*** Collected material

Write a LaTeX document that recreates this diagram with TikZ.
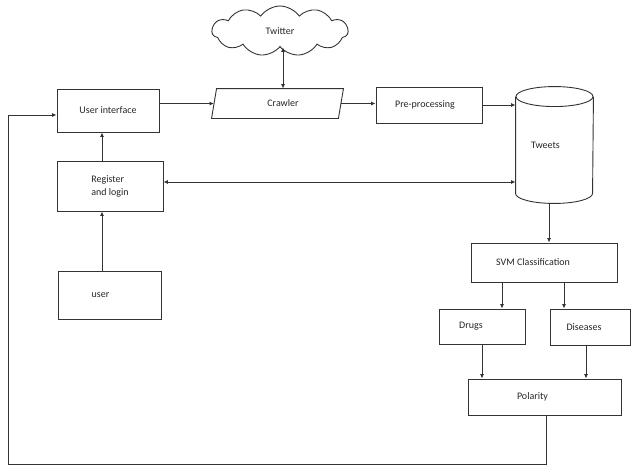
\documentclass[tikz,border=0pt]{standalone}
\usepackage{fontspec}
\setmainfont{Carlito}
\usetikzlibrary{arrows.meta,shapes.symbols}
\newcommand\shx[2]{\hspace*{#1pt}#2}
\begin{document}
\begin{tikzpicture}[x=1pt,y=-1pt,
 line/.style={draw=black!80,line width=0.9pt},
 box/.style={line,rectangle,inner sep=0pt,font=\fontsize{10}{13}\selectfont,text=black!85},
 arr/.style={line,-{Latex[length=4.5pt,width=4pt]}},
 arr2/.style={line,{Latex[length=4.5pt,width=4pt]}-{Latex[length=4.5pt,width=4pt]}}]
\useasboundingbox (0,0) rectangle (632,466);
% nodes
\node[box,minimum width=102,minimum height=43] (ui) at (108,110.5) {User interface};
\node[box,minimum width=106,minimum height=50,align=left,text depth=0pt] (reg) at (110,186) {Register\\and login};
\node[box,minimum width=103,minimum height=48] (user) at (109.5,295) {\shx{-18}{user}};
\node[line,cloud,cloud puffs=11,cloud puff arc=110,aspect=2.7,minimum width=136,minimum height=50,inner sep=0pt,font=\fontsize{10}{13}\selectfont,text=black!85] (cl) at (280,31) {Twitter};
\node[box,draw=none,minimum width=126,minimum height=29] (cr) at (277.5,103.5) {\shx{11}{Crawler}};
\draw[line] ([xshift=2.5pt]cr.north west) -- ([xshift=2.5pt]cr.north east) -- ([xshift=-2.5pt]cr.south east) -- ([xshift=-2.5pt]cr.south west) -- cycle;
\node[box,minimum width=106,minimum height=36] (pre) at (429,105) {\shx{-8}{Pre-processing}};
\node[box,draw=none,minimum width=77,minimum height=116] (tws) at (554.5,145) {\shx{-18}{Tweets}};
\draw[line] ([yshift=-10pt]tws.north west) -- ([yshift=10pt]tws.south west) arc[start angle=180,end angle=360,x radius=38.5pt,y radius=10pt] -- ([yshift=-10pt]tws.north east);
\draw[line] ([yshift=-10pt]tws.north) ellipse[x radius=38.5pt,y radius=10pt];
\node[box,minimum width=146,minimum height=39] (svm) at (544,262.5) {\shx{-22}{SVM Classification}};
\node[box,minimum width=86,minimum height=35] (dr) at (482,326.5) {\shx{-22}{Drugs}};
\node[box,minimum width=80,minimum height=36] (di) at (590,327) {\shx{-12}{Diseases}};
\node[box,minimum width=153,minimum height=36] (pol) at (544.5,397) {\shx{-24}{Polarity}};
% helper coordinates
\coordinate (ux) at (102,0);
\coordinate (tx) at (283,0);
\coordinate (sx) at (549,0);
\coordinate (d1) at (502,0);
\coordinate (d2) at (564,0);
\coordinate (d3) at (586,0);
\coordinate (px) at (546,0);
\coordinate (fb) at (8,464);
% connectors
\draw[arr] (user.north -| ux) -- (reg.south -| ux);
\draw[arr] (reg.north -| ux) -- (ui.south -| ux);
\draw[arr] (ui.east |- cr.west) -- (cr.west);
\draw[arr2] (cr.north -| tx) -- (cl.south -| tx);
\draw[arr] (cr.east) -- (cr.east -| pre.west);
\draw[arr] (pre.east) -- (pre.east -| tws.west);
\draw[arr2] ([yshift=4pt]reg.east) -- ([yshift=4pt]reg.east -| tws.west);
\draw[arr] (tws.south -| sx) -- (svm.north -| sx);
\draw[arr] (svm.south -| d1) -- (dr.north -| d1);
\draw[arr] (svm.south -| d2) -- (di.north -| d2);
\draw[arr] (dr.south) -- (dr.south |- pol.north);
\draw[arr] (di.south -| d3) -- (pol.north -| d3);
\draw[arr] (pol.south -| px) |- (fb) |- ([yshift=-4.5pt]ui.west);
\end{tikzpicture}
\end{document}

******

**Given problem:** Reproduce the listing above exactly, excluding all pictures.

**Task output:**
Write a LaTeX document that recreates this diagram with TikZ.
\documentclass[tikz,border=0pt]{standalone}
\usepackage{fontspec}
\setmainfont{Carlito}
\usetikzlibrary{arrows.meta,shapes.symbols}
\newcommand\shx[2]{\hspace*{#1pt}#2}
\begin{document}
\begin{tikzpicture}[x=1pt,y=-1pt,
 line/.style={draw=black!80,line width=0.9pt},
 box/.style={line,rectangle,inner sep=0pt,font=\fontsize{10}{13}\selectfont,text=black!85},
 arr/.style={line,-{Latex[length=4.5pt,width=4pt]}},
 arr2/.style={line,{Latex[length=4.5pt,width=4pt]}-{Latex[length=4.5pt,width=4pt]}}]
\useasboundingbox (0,0) rectangle (632,466);
% nodes
\node[box,minimum width=102,minimum height=43] (ui) at (108,110.5) {User interface};
\node[box,minimum width=106,minimum height=50,align=left,text depth=0pt] (reg) at (110,186) {Register\\and login};
\node[box,minimum width=103,minimum height=48] (user) at (109.5,295) {\shx{-18}{user}};
\node[line,cloud,cloud puffs=11,cloud puff arc=110,aspect=2.7,minimum width=136,minimum height=50,inner sep=0pt,font=\fontsize{10}{13}\selectfont,text=black!85] (cl) at (280,31) {Twitter};
\node[box,draw=none,minimum width=126,minimum height=29] (cr) at (277.5,103.5) {\shx{11}{Crawler}};
\draw[line] ([xshift=2.5pt]cr.north west) -- ([xshift=2.5pt]cr.north east) -- ([xshift=-2.5pt]cr.south east) -- ([xshift=-2.5pt]cr.south west) -- cycle;
\node[box,minimum width=106,minimum height=36] (pre) at (429,105) {\shx{-8}{Pre-processing}};
\node[box,draw=none,minimum width=77,minimum height=116] (tws) at (554.5,145) {\shx{-18}{Tweets}};
\draw[line] ([yshift=-10pt]tws.north west) -- ([yshift=10pt]tws.south west) arc[start angle=180,end angle=360,x radius=38.5pt,y radius=10pt] -- ([yshift=-10pt]tws.north east);
\draw[line] ([yshift=-10pt]tws.north) ellipse[x radius=38.5pt,y radius=10pt];
\node[box,minimum width=146,minimum height=39] (svm) at (544,262.5) {\shx{-22}{SVM Classification}};
\node[box,minimum width=86,minimum height=35] (dr) at (482,326.5) {\shx{-22}{Drugs}};
\node[box,minimum width=80,minimum height=36] (di) at (590,327) {\shx{-12}{Diseases}};
\node[box,minimum width=153,minimum height=36] (pol) at (544.5,397) {\shx{-24}{Polarity}};
% helper coordinates
\coordinate (ux) at (102,0);
\coordinate (tx) at (283,0);
\coordinate (sx) at (549,0);
\coordinate (d1) at (502,0);
\coordinate (d2) at (564,0);
\coordinate (d3) at (586,0);
\coordinate (px) at (546,0);
\coordinate (fb) at (8,464);
% connectors
\draw[arr] (user.north -| ux) -- (reg.south -| ux);
\draw[arr] (reg.north -| ux) -- (ui.south -| ux);
\draw[arr] (ui.east |- cr.west) -- (cr.west);
\draw[arr2] (cr.north -| tx) -- (cl.south -| tx);
\draw[arr] (cr.east) -- (cr.east -| pre.west);
\draw[arr] (pre.east) -- (pre.east -| tws.west);
\draw[arr2] ([yshift=4pt]reg.east) -- ([yshift=4pt]reg.east -| tws.west);
\draw[arr] (tws.south -| sx) -- (svm.north -| sx);
\draw[arr] (svm.south -| d1) -- (dr.north -| d1);
\draw[arr] (svm.south -| d2) -- (di.north -| d2);
\draw[arr] (dr.south) -- (dr.south |- pol.north);
\draw[arr] (di.south -| d3) -- (pol.north -| d3);
\draw[arr] (pol.south -| px) |- (fb) |- ([yshift=-4.5pt]ui.west);
\end{tikzpicture}
\end{document}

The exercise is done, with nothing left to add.